EXERCISE BRIEF
Quote the data exactly, first line to the line containing "capwidths=0.123)", with no pictures.

════

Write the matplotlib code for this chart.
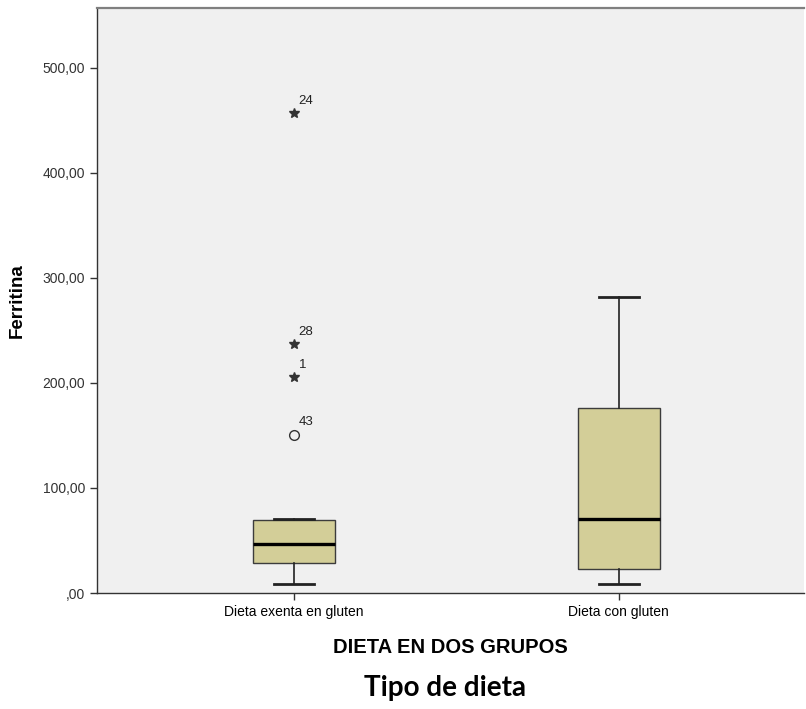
import matplotlib.pyplot as plt

# ferritin summary per diet group
grupos = ["Dieta exenta en gluten", "Dieta con gluten"]
minimo = [8.6, 8.3]
q1 = [28.5, 23.0]
mediana = [46.4, 70.5]
q3 = [69.5, 176.0]
maximo = [70.0, 281.5]

# outliers of the gluten-free group: (case id, value)
atipicos_caso = ["43"]
atipicos_val = [150.8]
extremos_caso = ["24", "28", "1"]
extremos_val = [457.0, 237.0, 205.7]

fig = plt.figure(figsize=(8.06, 7.09), dpi=100)
ax = fig.add_axes([0.1203, 0.1636, 0.8772, 0.8251])
ax.set_facecolor("#f0f0f0")

stats = []
for i in range(len(grupos)):
    stats.append(dict(whislo=minimo[i], q1=q1[i], med=mediana[i],
                      q3=q3[i], whishi=maximo[i], fliers=[]))

ax.bxp(stats, positions=[1, 2], widths=0.252, patch_artist=True,
       showfliers=False,
       boxprops=dict(facecolor="#d3ce98", edgecolor="#3c3c3c", linewidth=1.0),
       medianprops=dict(color="black", linewidth=2.4),
       whiskerprops=dict(color="#222222", linewidth=1.2),
       capprops=dict(color="#222222", linewidth=2.0),
       capwidths=0.123)

ax.plot([1] * len(atipicos_val), atipicos_val, linestyle="none", marker="o",
        markersize=7, markerfacecolor="none", markeredgecolor="#333333",
        markeredgewidth=1.0)
ax.plot([1] * len(extremos_val), extremos_val, linestyle="none", marker="*",
        markersize=7, color="#333333")

for caso, val in zip(atipicos_caso + extremos_caso, atipicos_val + extremos_val):
    ax.annotate(caso, (1, val), xytext=(3.5, 8.8), textcoords="offset points",
                fontsize=9.5, family="Liberation Sans", color="#222222",
                va="center")

ax.set_xlim(0.394, 2.570)
ax.set_ylim(0, 557)
ax.set_xticks([1, 2])
ax.set_xticklabels(grupos, family="Liberation Sans", fontsize=10)
ax.set_yticks(range(0, 501, 100))
ax.set_yticklabels([",00"] + [f"{v},00" for v in range(100, 501, 100)],
                   family="Liberation Sans", fontsize=10, color="#333333")
ax.tick_params(axis="both", direction="out", length=5, width=1, color="#333333")
for s in ["left", "bottom"]:
    ax.spines[s].set_color("#333333")
    ax.spines[s].set_linewidth(1.0)
ax.spines["top"].set_color("#808080")
ax.spines["top"].set_linewidth(1.6)
ax.spines["right"].set_visible(False)

ax.set_ylabel("Ferritina", family="Liberation Sans", fontweight="bold",
              fontsize=13.5, labelpad=12)
ax.set_xlabel("DIETA EN DOS GRUPOS", family="Liberation Sans",
              fontweight="bold", fontsize=14.5, labelpad=14)

fig.text(0.552, 0.0296, "Tipo de dieta", family="Lato", fontweight="bold",
         fontsize=20, ha="center", va="center")

fig.savefig("out.png", dpi=100)
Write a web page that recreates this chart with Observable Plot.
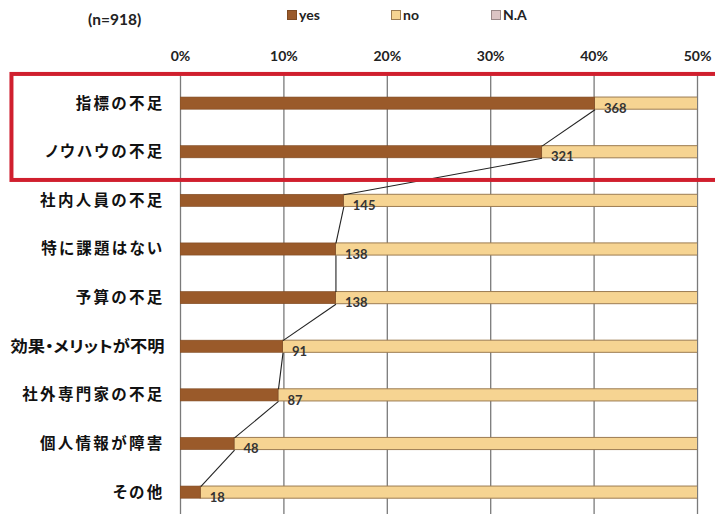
<!DOCTYPE html>
<html>
<head>
<meta charset="utf-8">
<script src="https://cdn.jsdelivr.net/npm/d3@7"></script>
<script src="https://cdn.jsdelivr.net/npm/@observablehq/plot@0.6"></script>
<style>
  html, body { margin: 0; padding: 0; background: #fff; }
  #wrap { width: 715px; }
  #header { position: relative; height: 40px; font-family: Lato, "Open Sans", sans-serif; font-weight: 700; color: #222; }
  #header .n { position: absolute; left: 88px; top: 10px; font-size: 15.5px; }
  #header .leg { position: absolute; top: 6px; font-size: 14px; display: flex; align-items: center; gap: 2px; }
  #header .sw { display: inline-block; width: 10px; height: 10px; box-sizing: border-box; border: 1px solid #8a6a48; }
  svg { display: block; }
  g[aria-label="y-axis tick label"] text { letter-spacing: 2.3px; font-feature-settings: "palt"; }
</style>
</head>
<body>
<div id="wrap">
  <div id="header"></div>
  <div id="chart"></div>
</div>
<script>
const total = 918;
const categories = ["指標の不足","ノウハウの不足","社内人員の不足","特に課題はない","予算の不足","効果・メリットが不明","社外専門家の不足","個人情報が障害","その他"];
const yesCounts = [368, 321, 145, 138, 138, 91, 87, 48, 18];
const noCounts  = [535, 582, 758, 765, 765, 812, 816, 855, 885];
const naCounts  = [15, 15, 15, 15, 15, 15, 15, 15, 15];
const seriesNames = ["yes", "no", "N.A"];
const seriesColors = ["#9a5a2a", "#f6d492", "#dcc4c4"];
const seriesStrokes = ["#7e4a22", "#9c7c52", "#9a8888"];
const xTicks = [0, 10, 20, 30, 40, 50];
const highlighted = ["指標の不足", "ノウハウの不足"];

// header: sample size + legend
const header = document.getElementById("header");
const nEl = document.createElement("span");
nEl.className = "n"; nEl.textContent = `(n=${total})`;
header.appendChild(nEl);
const legLeft = [287, 391, 491];
seriesNames.forEach((s, i) => {
  const el = document.createElement("span");
  el.className = "leg";
  el.style.left = legLeft[i] + "px";
  el.innerHTML = `<span class="sw" style="background:${seriesColors[i]};border-color:${seriesStrokes[i]}"></span><span>${s}</span>`;
  header.appendChild(el);
});

// data
const half = 0.125;
const rows = [];
categories.forEach((c, i) => {
  const vals = [yesCounts[i], noCounts[i], naCounts[i]];
  let acc = 0;
  vals.forEach((v, k) => {
    const p = v / total * 100;
    rows.push({cat: c, i, series: seriesNames[k], x1: acc, x2: acc + p, y1: i - half, y2: i + half});
    acc += p;
  });
});
const yesPts = categories.map((c, i) => ({cat: c, i, pct: yesCounts[i] / total * 100, n: yesCounts[i]}));
const links = d3.pairs(yesPts).map(([a, b]) => ({x1: a.pct, y1: a.i + half, x2: b.pct, y2: b.i - half}));
const hiIdx = highlighted.map(h => categories.indexOf(h));
const box = [{y1: d3.min(hiIdx) - 0.6, y2: d3.max(hiIdx) + 0.58}];

const plot = Plot.plot({
  width: 715,
  height: 474,
  marginLeft: 180,
  marginRight: 18,
  marginTop: 32,
  marginBottom: 0,
  style: {fontFamily: "Lato, 'Open Sans', sans-serif", background: "transparent"},
  x: {domain: [0, 50], axis: null},
  y: {domain: [8.45, -0.64], axis: null},
  color: {domain: seriesNames, range: seriesColors},
  marks: [
    Plot.ruleX(xTicks, {stroke: "#7a7a7a", strokeWidth: 1.3}),
    Plot.rect(rows.filter(d => d.series !== "yes"), {x1: "x1", x2: "x2", y1: "y1", y2: "y2", fill: "series", stroke: d => seriesStrokes[seriesNames.indexOf(d.series)], strokeWidth: 1, clip: true}),
    Plot.rect(rows.filter(d => d.series === "yes"), {x1: "x1", x2: "x2", y1: "y1", y2: "y2", fill: "series", stroke: seriesStrokes[0], strokeWidth: 0.6, clip: true}),
    Plot.link(links, {x1: "x1", y1: "y1", x2: "x2", y2: "y2", stroke: "#222", strokeWidth: 1.1}),
    Plot.text(yesPts, {x: "pct", y: "i", text: d => String(d.n), textAnchor: "start", dx: 9, dy: 5, fontSize: 13, fontWeight: 700, fill: "#333"}),
    Plot.axisX(xTicks, {anchor: "top", tickSize: 0, tickPadding: 12, tickFormat: d => d + "%", fontSize: 14, fontWeight: 700, fill: "#222"}),
    Plot.axisY(categories.map((c, i) => i), {anchor: "left", tickSize: 0, tickPadding: 16, tickFormat: i => categories[i], fontSize: 15.5, fontWeight: 700, fill: "#111", fontFamily: "'Noto Sans CJK JP', sans-serif"}),
    Plot.rect(box, {x1: -16.3, x2: 53, y1: "y1", y2: "y2", fill: "none", stroke: "#d01f2e", strokeWidth: 4, clip: false})
  ]
});
document.getElementById("chart").appendChild(plot);
// keep long category labels inside the left margin
d3.select(plot).selectAll('g[aria-label="y-axis tick label"] text').each(function() {
  const len = this.getComputedTextLength();
  if (len > 156) {
    this.style.letterSpacing = "0px";
    this.setAttribute("textLength", 154);
    this.setAttribute("lengthAdjust", "spacingAndGlyphs");
  }
});
</script>
</body>
</html>
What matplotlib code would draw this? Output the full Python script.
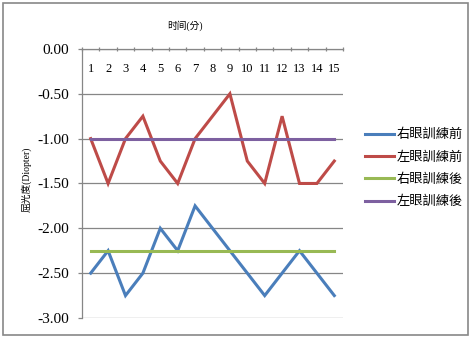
import matplotlib.pyplot as plt
from matplotlib.patches import Rectangle
from matplotlib.ticker import FormatStrFormatter

plt.rcParams['font.family'] = ['Liberation Serif', 'Noto Sans CJK TC']

minutes = list(range(1, 16))
right_before = [-2.5, -2.25, -2.75, -2.5, -2.0, -2.25, -1.75, -2.0, -2.25, -2.5, -2.75, -2.5, -2.25, -2.5, -2.75]
left_before = [-1.0, -1.5, -1.0, -0.75, -1.25, -1.5, -1.0, -0.75, -0.5, -1.25, -1.5, -0.75, -1.5, -1.5, -1.25]
right_after = [-2.25] * 15
left_after = [-1.0] * 15

names = ['右眼訓練前', '左眼訓練前', '右眼訓練後', '左眼訓練後']
colors = ['#4A7EBB', '#BE4B48', '#98B954', '#7D60A0']
series = [right_before, left_before, right_after, left_after]

fig = plt.figure(figsize=(4.72, 3.38), dpi=100)
ax = fig.add_axes([0.1737, 0.0592, 0.553, 0.796])

for vals, name, c in zip(series, names, colors):
    ax.plot(minutes, vals, color=c, lw=2.2, label=name, solid_joinstyle='miter')

ax.set_xlim(0.5, 15.5)
ax.set_ylim(-3.0, 0.0)
ax.set_yticks([-3.0, -2.5, -2.0, -1.5, -1.0, -0.5, 0.0])
ax.yaxis.set_major_formatter(FormatStrFormatter('%.2f'))
ax.grid(axis='y', color='#868686', lw=0.9)
ax.set_axisbelow(True)

ax.xaxis.tick_top()
ax.set_xticks(minutes)
ax.set_xticks([m + 0.5 for m in range(0, 16)], minor=True)
ax.tick_params(axis='x', which='major', length=0, pad=-19, labelsize=9)
ax.tick_params(axis='x', which='minor', length=3, direction='inout', color='#868686', width=0.9)
ax.tick_params(axis='y', length=3, color='#868686', width=0.9, labelsize=11, pad=6)

for s in ['right', 'bottom']:
    ax.spines[s].set_visible(False)
for s in ['left', 'top']:
    ax.spines[s].set_color('#868686')
    ax.spines[s].set_linewidth(0.9)

fig.text(0.392, 0.925, '时间(分)', fontsize=7, ha='center', va='center')
fig.text(0.057, 0.47, '屈光度(Diopter)', fontsize=7, ha='center', va='center', rotation=90)

ax.legend(loc='upper left', bbox_to_anchor=(0.762, 0.635), bbox_transform=fig.transFigure,
          frameon=False, fontsize=9.5, handlelength=2.2, handletextpad=0.2, labelspacing=0.75,
          borderaxespad=0)

fig.patches.append(Rectangle((0.006, 0.009), 0.985, 0.982, transform=fig.transFigure,
                             fill=False, edgecolor='#888888', lw=1.2))

fig.savefig('out.png', dpi=100)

════

FULL OUTPUT
Write the matplotlib code for this chart.
import matplotlib.pyplot as plt

# ferritin summary per diet group
grupos = ["Dieta exenta en gluten", "Dieta con gluten"]
minimo = [8.6, 8.3]
q1 = [28.5, 23.0]
mediana = [46.4, 70.5]
q3 = [69.5, 176.0]
maximo = [70.0, 281.5]

# outliers of the gluten-free group: (case id, value)
atipicos_caso = ["43"]
atipicos_val = [150.8]
extremos_caso = ["24", "28", "1"]
extremos_val = [457.0, 237.0, 205.7]

fig = plt.figure(figsize=(8.06, 7.09), dpi=100)
ax = fig.add_axes([0.1203, 0.1636, 0.8772, 0.8251])
ax.set_facecolor("#f0f0f0")

stats = []
for i in range(len(grupos)):
    stats.append(dict(whislo=minimo[i], q1=q1[i], med=mediana[i],
                      q3=q3[i], whishi=maximo[i], fliers=[]))

ax.bxp(stats, positions=[1, 2], widths=0.252, patch_artist=True,
       showfliers=False,
       boxprops=dict(facecolor="#d3ce98", edgecolor="#3c3c3c", linewidth=1.0),
       medianprops=dict(color="black", linewidth=2.4),
       whiskerprops=dict(color="#222222", linewidth=1.2),
       capprops=dict(color="#222222", linewidth=2.0),
       capwidths=0.123)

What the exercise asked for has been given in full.